To use, just create a source file that lists the files to combine using #include directives, along with any relevant flags, e.g.:

#define DISABLE_FEATURE

#include "my-header.h"
#include "my-file-1.c"
#include "my-file-2.c"

Then tell the script where to find the sources, this descriptor file, and where to write the output:

python3 combine.py -r sources/root/folder -o my-lib.c input.c

The included files, plus their included files recursively, will be combined into the single output file (or stdout if no output is supplied). You can specify files to exclude, using the -x option, or files you wish to keep as includes, using the -k option. The options are documented in the help:

% ./combine.py --help
usage: combine.py [-h] [-r ROOT] [-x EXCLUDE] [-k KEEP] [-p] [-o OUTPUT] input

Amalgamate Tool

positional arguments:
  input                 input file

optional arguments:
  -h, --help            show this help message and exit
  -r ROOT, --root ROOT  file root search path
  -x EXCLUDE, --exclude EXCLUDE
                        file to completely exclude from inlining
  -k KEEP, --keep KEEP  file to exclude from inlining but keep the include
                        directive
  -p, --pragma          keep any "#pragma once" directives (removed by
                        default)
  -o OUTPUT, --output OUTPUT
                        output file (otherwise stdout)

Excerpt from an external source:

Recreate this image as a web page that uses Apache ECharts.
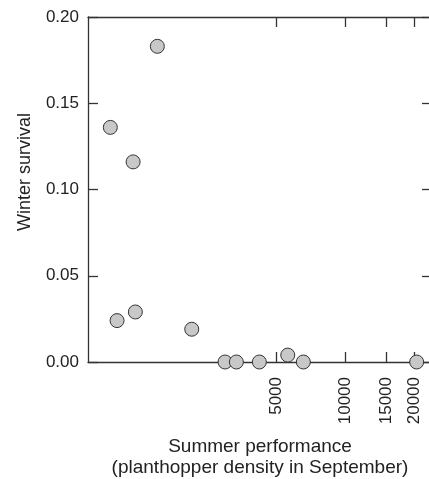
<!DOCTYPE html>
<html><head><meta charset="utf-8">
<script src="https://cdn.jsdelivr.net/npm/echarts@6/dist/echarts.min.js"></script>
<style>html,body{margin:0;padding:0;background:#fff}#c{width:429px;height:479px}</style>
</head><body><div id="c"></div>
<script>
// Summer performance (planthopper density in September) vs winter survival
const density = [948, 1191, 1518, 1014, 1218, 2143, 2991, 3350, 4218, 5606, 6553, 20400];
const survival = [0.136, 0.116, 0.183, 0.024, 0.029, 0.019, 0.000, 0.000, 0.000, 0.004, 0.000, 0.000];
const xTicks = [5000, 10000, 15000, 20000];
const yTicks = [0, 0.05, 0.10, 0.15, 0.20];
const xName = 'Summer performance\n(planthopper density in September)';
const yName = 'Winter survival';

const font = '"Liberation Sans", Arial, sans-serif';
const ink = '#222';
const line = {lineStyle: {color: '#333', width: 1.3}};
const chart = echarts.init(document.getElementById('c'), null, {renderer: 'canvas'});
const xBase = {
  type: 'log', logBase: 10, min: 758, max: 23780,
  axisLine: {show: true, onZero: false, ...line},
  axisTick: {show: true, inside: true, length: 10, customValues: xTicks, ...line},
  splitLine: {show: false}
};
const yBase = {
  type: 'value', min: 0, max: 0.2, interval: 0.05,
  axisLine: {show: true, ...line},
  axisTick: {show: true, inside: true, length: 10, ...line},
  splitLine: {show: false}
};
chart.setOption({
  animation: false,
  grid: {left: 88, right: -3, top: 17, bottom: 117, outerBoundsMode: 'none'},
  xAxis: [
    Object.assign({}, xBase, {
      position: 'bottom',
      name: xName, nameLocation: 'middle', nameGap: 74,
      nameTextStyle: {fontFamily: font, fontSize: 19, color: ink, lineHeight: 21},
      axisLabel: {customValues: xTicks, rotate: 90, margin: 15, fontFamily: font, fontSize: 17, color: ink,
        hideOverlap: false, formatter: v => String(Math.round(v))}
    }),
    Object.assign({}, xBase, {position: 'top', axisLabel: {show: false}})
  ],
  yAxis: [
    Object.assign({}, yBase, {
      position: 'left',
      axisLabel: {margin: 9, fontFamily: font, fontSize: 17, color: ink, formatter: v => v.toFixed(2)}
    }),
    Object.assign({}, yBase, {position: 'right', axisLabel: {show: false}})
  ],
  graphic: [{
    type: 'text', x: 25, y: 172, rotation: Math.PI / 2,
    style: {text: yName, fontFamily: font, fontSize: 18, fill: ink, align: 'center', verticalAlign: 'middle'}
  }],
  series: [{
    type: 'scatter', xAxisIndex: 0, yAxisIndex: 0,
    symbol: 'circle', symbolSize: 14,
    itemStyle: {color: '#c8c8c8', borderColor: '#333', borderWidth: 1, opacity: 1},
    data: density.map((d, i) => [d, survival[i]])
  }]
});
</script></body></html>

example: ./combine.py -r ../my/path -r ../other/path -o out.c in.c

See the Zstandard project for examples of using the script, along with sample code showing the generated single-file libraries used. Here, in the decompression library example, all the optimisation flags and build choices are added into zstddeclib-in.c, the resulting file #included, then a single call to ZSTD_decompress() is all it takes to use.